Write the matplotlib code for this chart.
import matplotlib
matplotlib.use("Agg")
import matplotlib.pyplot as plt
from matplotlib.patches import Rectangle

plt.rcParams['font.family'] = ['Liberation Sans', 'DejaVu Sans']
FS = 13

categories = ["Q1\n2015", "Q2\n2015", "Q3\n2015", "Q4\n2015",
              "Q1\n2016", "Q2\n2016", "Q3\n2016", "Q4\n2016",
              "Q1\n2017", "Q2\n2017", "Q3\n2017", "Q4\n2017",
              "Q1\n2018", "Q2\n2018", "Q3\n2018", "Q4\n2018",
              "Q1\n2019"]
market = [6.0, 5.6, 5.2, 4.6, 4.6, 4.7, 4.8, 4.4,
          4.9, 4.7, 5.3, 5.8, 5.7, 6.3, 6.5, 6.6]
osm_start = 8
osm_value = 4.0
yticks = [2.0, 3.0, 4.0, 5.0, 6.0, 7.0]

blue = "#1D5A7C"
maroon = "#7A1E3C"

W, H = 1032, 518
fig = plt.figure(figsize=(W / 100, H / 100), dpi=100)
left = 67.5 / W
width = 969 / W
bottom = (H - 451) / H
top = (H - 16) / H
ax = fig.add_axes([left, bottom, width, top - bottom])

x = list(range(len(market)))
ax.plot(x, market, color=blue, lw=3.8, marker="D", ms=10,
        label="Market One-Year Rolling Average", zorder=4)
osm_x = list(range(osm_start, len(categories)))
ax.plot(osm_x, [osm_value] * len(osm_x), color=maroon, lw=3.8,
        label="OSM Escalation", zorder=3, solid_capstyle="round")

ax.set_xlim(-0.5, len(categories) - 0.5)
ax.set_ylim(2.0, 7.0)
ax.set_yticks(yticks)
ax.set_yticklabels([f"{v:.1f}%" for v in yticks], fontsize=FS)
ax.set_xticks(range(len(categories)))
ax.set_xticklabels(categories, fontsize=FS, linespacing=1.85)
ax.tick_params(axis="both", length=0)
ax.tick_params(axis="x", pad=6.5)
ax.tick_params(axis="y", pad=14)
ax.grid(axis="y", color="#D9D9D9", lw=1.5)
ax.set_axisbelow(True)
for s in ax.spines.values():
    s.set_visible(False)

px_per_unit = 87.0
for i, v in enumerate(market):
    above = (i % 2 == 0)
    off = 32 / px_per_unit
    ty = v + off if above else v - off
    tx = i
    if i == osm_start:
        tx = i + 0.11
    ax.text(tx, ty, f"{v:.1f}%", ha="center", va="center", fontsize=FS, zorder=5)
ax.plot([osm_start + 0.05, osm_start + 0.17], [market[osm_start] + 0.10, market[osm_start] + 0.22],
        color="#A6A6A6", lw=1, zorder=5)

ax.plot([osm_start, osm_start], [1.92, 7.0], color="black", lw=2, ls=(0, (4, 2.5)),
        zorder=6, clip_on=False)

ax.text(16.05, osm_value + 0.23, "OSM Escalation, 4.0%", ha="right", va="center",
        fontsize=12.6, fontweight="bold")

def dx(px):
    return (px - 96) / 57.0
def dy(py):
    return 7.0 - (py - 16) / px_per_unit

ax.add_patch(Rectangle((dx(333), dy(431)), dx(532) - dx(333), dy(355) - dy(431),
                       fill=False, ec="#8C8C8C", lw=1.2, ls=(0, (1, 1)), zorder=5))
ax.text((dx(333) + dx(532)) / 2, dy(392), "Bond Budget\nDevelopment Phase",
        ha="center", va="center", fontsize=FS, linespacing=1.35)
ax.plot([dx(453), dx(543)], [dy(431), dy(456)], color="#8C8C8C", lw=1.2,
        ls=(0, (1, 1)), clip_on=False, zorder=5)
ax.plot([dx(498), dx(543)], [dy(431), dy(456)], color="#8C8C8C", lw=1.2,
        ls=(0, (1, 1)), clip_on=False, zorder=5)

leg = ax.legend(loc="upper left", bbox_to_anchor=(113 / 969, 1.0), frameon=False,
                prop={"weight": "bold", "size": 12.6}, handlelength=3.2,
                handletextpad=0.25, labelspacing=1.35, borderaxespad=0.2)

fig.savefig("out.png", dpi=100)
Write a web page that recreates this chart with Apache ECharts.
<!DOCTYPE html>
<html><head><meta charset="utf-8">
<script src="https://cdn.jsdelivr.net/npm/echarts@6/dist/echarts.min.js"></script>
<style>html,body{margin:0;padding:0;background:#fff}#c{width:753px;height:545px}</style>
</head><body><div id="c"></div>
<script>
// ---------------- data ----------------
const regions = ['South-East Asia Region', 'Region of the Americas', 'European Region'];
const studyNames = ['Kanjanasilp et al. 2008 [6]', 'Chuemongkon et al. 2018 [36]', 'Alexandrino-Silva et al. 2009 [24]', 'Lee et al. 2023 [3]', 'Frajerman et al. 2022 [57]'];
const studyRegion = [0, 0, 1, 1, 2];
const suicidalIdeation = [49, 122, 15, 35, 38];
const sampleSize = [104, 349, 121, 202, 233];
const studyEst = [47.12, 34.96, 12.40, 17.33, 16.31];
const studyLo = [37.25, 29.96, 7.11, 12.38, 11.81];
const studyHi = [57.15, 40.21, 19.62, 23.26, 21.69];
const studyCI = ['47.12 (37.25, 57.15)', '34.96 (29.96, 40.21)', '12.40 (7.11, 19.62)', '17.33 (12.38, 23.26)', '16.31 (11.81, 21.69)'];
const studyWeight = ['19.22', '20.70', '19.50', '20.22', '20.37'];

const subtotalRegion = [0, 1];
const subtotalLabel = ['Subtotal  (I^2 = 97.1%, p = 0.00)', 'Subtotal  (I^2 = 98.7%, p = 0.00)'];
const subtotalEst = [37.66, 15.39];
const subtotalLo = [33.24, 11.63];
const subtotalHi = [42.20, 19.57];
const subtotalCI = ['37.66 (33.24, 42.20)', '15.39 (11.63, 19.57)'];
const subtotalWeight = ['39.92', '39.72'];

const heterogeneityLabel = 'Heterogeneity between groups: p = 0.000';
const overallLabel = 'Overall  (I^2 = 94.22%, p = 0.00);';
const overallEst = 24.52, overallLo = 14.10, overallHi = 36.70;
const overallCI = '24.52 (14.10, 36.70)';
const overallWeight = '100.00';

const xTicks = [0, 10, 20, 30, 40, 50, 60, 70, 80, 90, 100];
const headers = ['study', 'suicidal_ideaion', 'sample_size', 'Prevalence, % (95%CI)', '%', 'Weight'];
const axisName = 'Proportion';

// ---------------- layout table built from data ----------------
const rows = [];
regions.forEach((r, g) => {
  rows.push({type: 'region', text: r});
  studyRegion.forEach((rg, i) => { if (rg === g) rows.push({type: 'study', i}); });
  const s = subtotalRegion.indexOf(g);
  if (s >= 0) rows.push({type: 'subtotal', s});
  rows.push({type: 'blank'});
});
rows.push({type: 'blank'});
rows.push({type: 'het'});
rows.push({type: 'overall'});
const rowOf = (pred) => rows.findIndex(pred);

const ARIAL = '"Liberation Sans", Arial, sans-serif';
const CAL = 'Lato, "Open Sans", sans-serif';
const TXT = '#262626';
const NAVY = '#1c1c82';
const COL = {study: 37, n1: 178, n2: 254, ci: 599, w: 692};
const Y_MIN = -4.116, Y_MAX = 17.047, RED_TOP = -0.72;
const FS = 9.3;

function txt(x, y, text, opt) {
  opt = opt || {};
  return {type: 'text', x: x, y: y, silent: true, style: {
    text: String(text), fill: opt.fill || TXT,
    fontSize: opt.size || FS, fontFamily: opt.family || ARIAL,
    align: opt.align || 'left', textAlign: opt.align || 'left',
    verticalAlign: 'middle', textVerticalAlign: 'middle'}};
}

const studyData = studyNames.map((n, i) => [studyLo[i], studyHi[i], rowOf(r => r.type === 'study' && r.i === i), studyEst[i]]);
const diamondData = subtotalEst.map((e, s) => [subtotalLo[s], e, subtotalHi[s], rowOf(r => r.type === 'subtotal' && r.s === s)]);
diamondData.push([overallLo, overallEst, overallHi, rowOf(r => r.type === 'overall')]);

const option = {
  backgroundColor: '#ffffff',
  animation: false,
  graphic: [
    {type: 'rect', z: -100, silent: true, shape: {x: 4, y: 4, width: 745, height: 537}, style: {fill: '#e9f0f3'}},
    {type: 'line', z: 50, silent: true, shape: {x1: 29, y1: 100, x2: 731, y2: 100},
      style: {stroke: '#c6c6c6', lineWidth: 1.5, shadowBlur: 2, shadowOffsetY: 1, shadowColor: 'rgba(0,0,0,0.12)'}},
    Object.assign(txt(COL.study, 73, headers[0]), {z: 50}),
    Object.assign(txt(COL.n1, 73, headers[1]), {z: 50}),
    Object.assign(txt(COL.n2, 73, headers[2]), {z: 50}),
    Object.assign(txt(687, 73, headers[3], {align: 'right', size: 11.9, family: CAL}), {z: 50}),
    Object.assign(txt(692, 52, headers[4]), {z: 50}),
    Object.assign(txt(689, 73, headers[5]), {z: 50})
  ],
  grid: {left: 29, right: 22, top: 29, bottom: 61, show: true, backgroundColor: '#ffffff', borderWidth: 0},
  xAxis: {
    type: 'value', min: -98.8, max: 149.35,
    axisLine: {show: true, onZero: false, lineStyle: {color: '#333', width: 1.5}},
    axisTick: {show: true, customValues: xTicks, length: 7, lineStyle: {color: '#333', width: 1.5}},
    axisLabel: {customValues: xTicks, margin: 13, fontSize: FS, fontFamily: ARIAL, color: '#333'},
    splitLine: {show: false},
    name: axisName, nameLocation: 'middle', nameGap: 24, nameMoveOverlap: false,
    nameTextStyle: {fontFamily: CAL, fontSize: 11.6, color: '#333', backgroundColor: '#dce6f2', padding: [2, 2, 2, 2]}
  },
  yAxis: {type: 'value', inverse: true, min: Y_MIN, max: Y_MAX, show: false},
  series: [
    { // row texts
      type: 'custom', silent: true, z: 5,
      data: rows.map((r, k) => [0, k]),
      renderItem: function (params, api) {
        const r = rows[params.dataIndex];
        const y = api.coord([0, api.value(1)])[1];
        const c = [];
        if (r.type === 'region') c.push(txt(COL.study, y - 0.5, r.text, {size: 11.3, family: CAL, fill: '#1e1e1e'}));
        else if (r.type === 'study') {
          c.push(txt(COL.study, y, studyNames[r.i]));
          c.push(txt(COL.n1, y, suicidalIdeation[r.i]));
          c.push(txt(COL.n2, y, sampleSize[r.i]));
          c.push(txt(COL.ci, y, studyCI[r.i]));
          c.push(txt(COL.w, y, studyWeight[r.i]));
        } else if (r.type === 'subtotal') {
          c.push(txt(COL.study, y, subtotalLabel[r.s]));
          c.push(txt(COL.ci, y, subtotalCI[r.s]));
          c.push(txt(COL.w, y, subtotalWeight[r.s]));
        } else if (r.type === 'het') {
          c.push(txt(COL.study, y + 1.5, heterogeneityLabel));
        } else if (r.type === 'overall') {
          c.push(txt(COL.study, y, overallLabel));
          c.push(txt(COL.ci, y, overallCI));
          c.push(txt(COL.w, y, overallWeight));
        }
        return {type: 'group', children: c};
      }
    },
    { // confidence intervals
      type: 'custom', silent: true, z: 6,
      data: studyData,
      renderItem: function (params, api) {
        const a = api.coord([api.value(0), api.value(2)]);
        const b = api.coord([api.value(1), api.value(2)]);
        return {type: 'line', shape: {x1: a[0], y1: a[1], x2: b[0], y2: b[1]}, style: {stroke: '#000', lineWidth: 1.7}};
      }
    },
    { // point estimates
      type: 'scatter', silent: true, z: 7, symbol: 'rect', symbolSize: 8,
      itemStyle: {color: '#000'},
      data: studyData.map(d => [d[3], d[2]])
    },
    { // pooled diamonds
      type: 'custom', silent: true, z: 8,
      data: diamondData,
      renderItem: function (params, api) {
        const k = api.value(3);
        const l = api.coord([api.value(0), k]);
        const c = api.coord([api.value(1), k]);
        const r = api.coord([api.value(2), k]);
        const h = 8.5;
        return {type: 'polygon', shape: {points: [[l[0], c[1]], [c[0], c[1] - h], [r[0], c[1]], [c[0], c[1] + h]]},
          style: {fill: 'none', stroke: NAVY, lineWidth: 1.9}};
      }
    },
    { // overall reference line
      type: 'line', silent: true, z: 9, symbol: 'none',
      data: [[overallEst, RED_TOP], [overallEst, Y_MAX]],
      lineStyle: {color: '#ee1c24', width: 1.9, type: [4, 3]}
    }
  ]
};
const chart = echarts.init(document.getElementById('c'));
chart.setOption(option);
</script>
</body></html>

────────

§ What you have to do
Quote, word for word, every line from the top of the entries through the line that holds "ax = fig.add_axes([left, bottom, width, top".

§ Task output
Write the matplotlib code for this chart.
import matplotlib
matplotlib.use("Agg")
import matplotlib.pyplot as plt
from matplotlib.patches import Rectangle

plt.rcParams['font.family'] = ['Liberation Sans', 'DejaVu Sans']
FS = 13

categories = ["Q1\n2015", "Q2\n2015", "Q3\n2015", "Q4\n2015",
              "Q1\n2016", "Q2\n2016", "Q3\n2016", "Q4\n2016",
              "Q1\n2017", "Q2\n2017", "Q3\n2017", "Q4\n2017",
              "Q1\n2018", "Q2\n2018", "Q3\n2018", "Q4\n2018",
              "Q1\n2019"]
market = [6.0, 5.6, 5.2, 4.6, 4.6, 4.7, 4.8, 4.4,
          4.9, 4.7, 5.3, 5.8, 5.7, 6.3, 6.5, 6.6]
osm_start = 8
osm_value = 4.0
yticks = [2.0, 3.0, 4.0, 5.0, 6.0, 7.0]

blue = "#1D5A7C"
maroon = "#7A1E3C"

W, H = 1032, 518
fig = plt.figure(figsize=(W / 100, H / 100), dpi=100)
left = 67.5 / W
width = 969 / W
bottom = (H - 451) / H
top = (H - 16) / H
ax = fig.add_axes([left, bottom, width, top - bottom])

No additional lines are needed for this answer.